6) Preparation for vehicle delivery

IMB calls this “quality control with a wow factor,” aimed at ensuring the shop has gone “above and beyond” the customer service experience.

For operators, this is a final verification gate: a defined QC step reduces comebacks and protects technician time, while also improving customer satisfaction and repeat business.

Operational Impact

IMB’s central business claim—“six figures of opportunity” per shop—signals that the largest gains are often not from new equipment, but from controlling process variation and tightening the customer-to-bay workflow.
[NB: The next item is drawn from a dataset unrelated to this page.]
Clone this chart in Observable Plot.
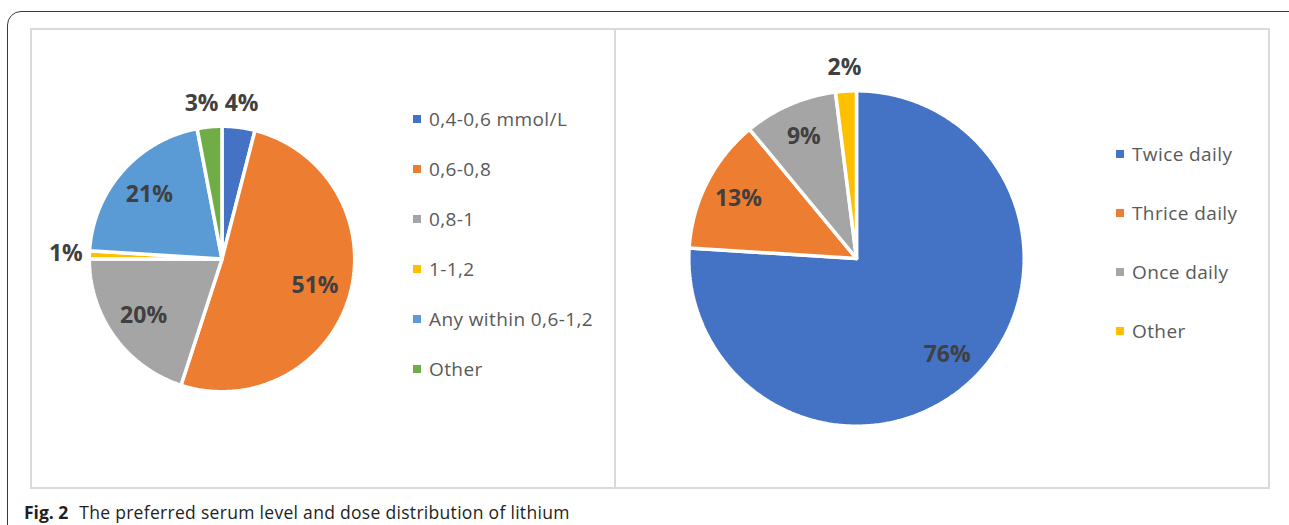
<!DOCTYPE html>
<html>
<head>
<meta charset="utf-8">
<script src="https://cdn.jsdelivr.net/npm/d3@7"></script>
<script src="https://cdn.jsdelivr.net/npm/@observablehq/plot@0.6"></script>
<style>
  html, body { margin: 0; padding: 0; background: #fff; }
  #page { position: relative; width: 1289px; height: 525px; overflow: hidden; font-family: "Open Sans", sans-serif; }
  .outer { position: absolute; left: 7px; top: 11px; width: 1300px; height: 560px; border: 1.3px solid #3a3a3a; border-radius: 14px; box-sizing: border-box; }
  .panel { position: absolute; border: 2px solid #dadada; box-sizing: border-box; }
  .pie { position: absolute; }
  .pie svg { overflow: visible; }
  .leg { position: absolute; color: #595959; font-size: 19px; letter-spacing: 0.4px; white-space: nowrap; }
  .leg .item { position: absolute; left: 0; height: 24px; line-height: 24px; display: flex; align-items: center; }
  .leg .sw { width: 8px; height: 8px; margin-right: 8px; }
  .caption { position: absolute; left: 24px; top: 500px; font-size: 17.5px; letter-spacing: 0.3px; color: #231f20; white-space: nowrap; }
  .caption b { font-weight: 700; margin-right: 6px; letter-spacing: 0; }
</style>
</head>
<body>
<div id="page">
  <div class="outer"></div>
  <div class="panel" style="left:30px;top:28px;width:586px;height:461px"></div>
  <div class="panel" style="left:614px;top:28px;width:656px;height:461px"></div>
  <div id="pie1" class="pie" style="left:49px;top:86px"></div>
  <div id="pie2" class="pie" style="left:638px;top:40px"></div>
  <div id="leg1" class="leg" style="left:413px;top:107px"></div>
  <div id="leg2" class="leg" style="left:1116px;top:142px"></div>
  <div class="caption"><b>Fig. 2</b> The preferred serum level and dose distribution of lithium</div>
</div>
<script>
// ---- Data ----
const serumCategories = ["0,4-0,6 mmol/L", "0,6-0,8", "0,8-1", "1-1,2", "Any within 0,6-1,2", "Other"];
const serumValues = [4, 51, 20, 1, 21, 3];
const serumColors = ["#4472C4", "#ED7D31", "#A5A5A5", "#FFC000", "#5B9BD5", "#70AD47"];

const doseCategories = ["Twice daily", "Thrice daily", "Once daily", "Other"];
const doseValues = [76, 13, 9, 2];
const doseColors = ["#4472C4", "#ED7D31", "#A5A5A5", "#FFC000"];

function pieChart(categories, values, colors, size, insideR) {
  const rows = categories.map((name, i) => ({name, value: values[i]}));
  const arcs = d3.pie().sort(null).value(d => d.value)(rows);
  const unitPx = size / 2.6;              // pixels per unit radius
  const outsideR = 1 + 23.5 / unitPx;     // outside labels a fixed pixel gap beyond the rim
  const minSep = 40 / unitPx;             // minimal centre distance between neighbouring outside labels
  const pts = [];
  const labels = [];
  const total = d3.sum(values);
  for (const a of arcs) {
    const name = a.data.name;
    pts.push({name, x: 0, y: 0});
    const n = Math.max(4, Math.ceil((a.endAngle - a.startAngle) / 0.01));
    for (let k = 0; k <= n; k++) {
      const t = a.startAngle + (a.endAngle - a.startAngle) * k / n;
      pts.push({name, x: Math.sin(t), y: Math.cos(t)});
    }
    pts.push({name, x: 0, y: 0});
    const mid = (a.startAngle + a.endAngle) / 2;
    const pct = a.data.value / total * 100;
    const outside = pct < 5;
    const lr = outside ? outsideR : insideR;
    labels.push({x: Math.sin(mid) * lr, y: Math.cos(mid) * lr, text: Math.round(pct) + "%", outside});
  }
  // simple collision avoidance for outside labels near the top
  const outs = labels.filter(d => d.outside);
  for (let i = 0; i < outs.length; i++) {
    for (let j = 0; j < i; j++) {
      const a = outs[j], b = outs[i];
      if (Math.abs(a.y - b.y) < 0.15 && Math.abs(a.x - b.x) < minSep) {
        b.x = b.x < a.x ? a.x - minSep : a.x + minSep;
      }
    }
  }
  return Plot.plot({
    width: size, height: size, margin: 0,
    x: {domain: [-1.3, 1.3], axis: null},
    y: {domain: [-1.3, 1.3], axis: null},
    color: {domain: categories, range: colors},
    style: {background: "transparent", overflow: "visible"},
    marks: [
      Plot.line(pts, {x: "x", y: "y", z: "name", fill: "name", stroke: "white", strokeWidth: 3.5, strokeLinejoin: "miter", curve: "linear"}),
      Plot.text(labels, {x: "x", y: "y", text: "text", fontSize: 23, fontWeight: 700, fill: "#404040", fontFamily: "Open Sans, sans-serif"})
    ]
  });
}

function legend(el, categories, colors, step) {
  categories.forEach((c, i) => {
    const item = document.createElement("div");
    item.className = "item";
    item.style.top = (i * step) + "px";
    const sw = document.createElement("span");
    sw.className = "sw";
    sw.style.background = colors[i];
    const tx = document.createElement("span");
    tx.textContent = c;
    item.appendChild(sw);
    item.appendChild(tx);
    el.appendChild(item);
  });
}

document.getElementById("pie1").appendChild(pieChart(serumCategories, serumValues, serumColors, 345, 0.73));
document.getElementById("pie2").appendChild(pieChart(doseCategories, doseValues, doseColors, 436, 0.79));
legend(document.getElementById("leg1"), serumCategories, serumColors, 50);
legend(document.getElementById("leg2"), doseCategories, doseColors, 59);
</script>
</body>
</html>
For industry decision-makers (shop owners, service managers, and fleet maintenance supervisors), here’s the “so what” tied strictly to what the source supports:

  • Uptime and throughput: IMB’s recommended consistent back-shop flow and defined front/back communication plan is positioned to increase productivity. In practical terms, higher productivity supports more completed work orders per week without adding bays or headcount.
  • Improved estimate-to-approval cycle time: By building transparent work orders with known and potential sales amounts *before* the customer arrives, you reduce stalls waiting on revised estimates and re-approvals.
  • Higher closing rates: IMB explicitly targets “increasing the closing rates” through structured consultation and consistent lead-with messaging.
  • Reduced rework via QC discipline: A delivery prep step described as “quality control” is intended to prevent misses that create comebacks—protecting capacity and gross margin.
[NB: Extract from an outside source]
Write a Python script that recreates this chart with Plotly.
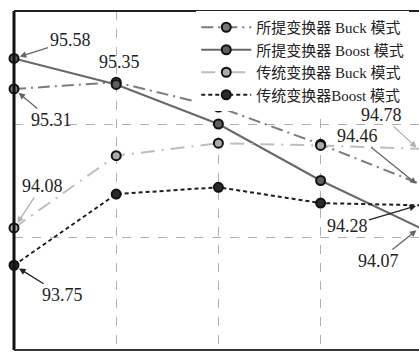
import plotly.graph_objects as go

# Operating points along the horizontal axis
points = [0, 1, 2, 3, 4]

# Efficiency (%) of each converter / mode
prop_buck = [95.31, 95.37, 95.15, 94.82, 94.46]
prop_boost = [95.58, 95.35, 95.00, 94.50, 94.07]
trad_buck = [94.08, 94.72, 94.83, 94.81, 94.78]
trad_boost = [93.75, 94.38, 94.44, 94.30, 94.28]

names = ["所提变换器 Buck 模式", "所提变换器 Boost 模式",
         "传统变换器 Buck 模式", "传统变换器Boost 模式"]

SERIF = "Liberation Serif, 'Times New Roman', 'Noto Sans CJK SC', serif"

fig = go.Figure()

styles = [
    (prop_buck, "#7c7c7c", "#767676", "12px,5px,2px,5px"),
    (prop_boost, "#686868", "#5e5e5e", "solid"),
    (trad_buck, "#bdbdbd", "#ababab", "14px,7px,2px,7px"),
    (trad_boost, "#1e1e1e", "#2a2a2a", "4px,3px"),
]

for (vals, lc, mc, dash), name in zip(styles, names):
    fig.add_trace(go.Scatter(
        x=points, y=vals, name=name, mode="lines+markers",
        line=dict(color=lc, width=2, dash=dash),
        marker=dict(size=9, color=mc, line=dict(color="#111", width=2)),
        cliponaxis=False,
    ))

# Value callouts: (x index, value, tail dx, tail dy, arrow colour)
callouts = [
    (0, prop_boost[0], 56, -18, "#666"),
    (0, prop_buck[0], 37, 31, "#666"),
    (0, trad_buck[0], 28, -42, "#b0b0b0"),
    (0, trad_boost[0], 48, 30, "#222"),
    (4, trad_buck[4], -38, -34, "#b0b0b0"),
    (4, prop_buck[4], -62, -49, "#666"),
    (4, trad_boost[4], -72, 21, "#222"),
    (4, prop_boost[4], -41, 32, "#666"),
]
for xi, v, dx, dy, col in callouts:
    # points at the last position sit on the right edge of the plot area
    if xi == points[-1]:
        xpos, xref, stand = 1.0, "paper", 2
    else:
        xpos, xref, stand = xi, "x", 6
    fig.add_annotation(
        x=xpos, xref=xref, y=v, yref="y", ax=dx, ay=dy, text=f"{v:.2f}",
        showarrow=True, arrowhead=2, arrowsize=1, arrowwidth=1.3,
        arrowcolor=col, standoff=stand,
        font=dict(family=SERIF, size=18, color="#222"),
    )

fig.add_annotation(
    x=1, y=prop_boost[1], text=f"{prop_boost[1]:.2f}", showarrow=False,
    yshift=22, xshift=3, font=dict(family=SERIF, size=18, color="#222"),
)

# Frame lines
fig.add_shape(type="line", xref="paper", yref="paper", x0=0, x1=0, y0=0, y1=1,
              line=dict(color="#111", width=3))
fig.add_shape(type="line", xref="paper", yref="paper", x0=0, x1=1, y0=1, y1=1,
              line=dict(color="#222", width=2))
fig.add_shape(type="line", xref="paper", yref="paper", x0=0, x1=1, y0=0, y1=0,
              line=dict(color="#333", width=2))

fig.update_xaxes(range=[0, 405 / 102.2], showticklabels=False, ticks="",
                 showgrid=True, gridcolor="#b0b0b0", griddash="dash",
                 gridwidth=1, dtick=1, tick0=0, zeroline=False, showline=False)
fig.update_yaxes(range=[93, 96], showticklabels=False, ticks="",
                 showgrid=True, gridcolor="#b0b0b0", griddash="dash",
                 gridwidth=1, dtick=1, tick0=93, zeroline=False, showline=False)

fig.update_layout(
    width=419, height=352,
    margin=dict(l=14, r=0, t=11, b=2),
    plot_bgcolor="white", paper_bgcolor="white",
    showlegend=True,
    legend=dict(
        x=0.45, y=1, xanchor="left", yanchor="top",
        bgcolor="white", borderwidth=0,
        font=dict(family=SERIF, size=15, color="#222"),
        itemwidth=50, tracegroupgap=0,
    ),
)

fig.write_html("out.html")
Shop owners who want to operationalize this should treat the manual’s eight steps like a standard operating procedure (SOP) stack:

  • Train service advisors on the initial-contact script and required intake fields.
  • Build management-system templates for pre-arrival work orders that include both confirmed and likely work (as IMB describes).
  • Define a technician workflow that is repeatable “every time,” and formalize front/back communication triggers.
  • Standardize estimate preparation and presentation so the team leads with the same priorities each time.

Shop Trick (three generations, still works): If you want consistency, don’t just “train it”—write it down and rehearse it. My grandfather had us practice the customer handoff the same way we practiced torquing lug nuts: same pattern, every time, so nobody skips a step when the day gets busy.

Safety note: Any process change that affects vehicle movement, lifts, road tests, or final QC should be implemented with documented safety checks and, if your team isn’t confident, take it to a pro for workflow redesign—especially in multi-shift or high-volume operations.

What to Watch

IMB’s forward-looking warning—that shops must increase net income-to-sales ratios over the coming decade to afford investment—should prompt operators to watch two internal indicators:

  • Process compliance drift: SOPs fail when steps become optional under pressure. If the intake, pre-arrival planning, and QC gates aren’t mandatory, productivity gains won’t stick.
  • Communication breakdowns between front and back: IMB highlights this as a lever for trust and productivity. If roles and timing are unclear, cycle times and rework risks rise.

The source does not cite specific OSHA, EPA, ISO, SAE requirements. However, any formalization of shop procedures should be mapped to your existing safety and compliance policies, especially around documentation, approvals, and QC sign-off.

Bottom Line

IMB’s Auto Repair Shop Operations Manual is positioned as an execution framework: an eight-step, end-to-end customer journey SOP designed to raise customer service consistency and shop performance. With IMB reporting “six figures of opportunity” in the typical aftermarket business, the actionable move for operators is to standardize the intake-to-delivery workflow—particularly initial contact scripting, pre-arrival work-order planning, consistent technician flow, structured estimate/approval consultation, and delivery QC. Treat it as a management system, not a motivational poster, and measure whether productivity and closing-rate improvements actually show up in weekly output and margin.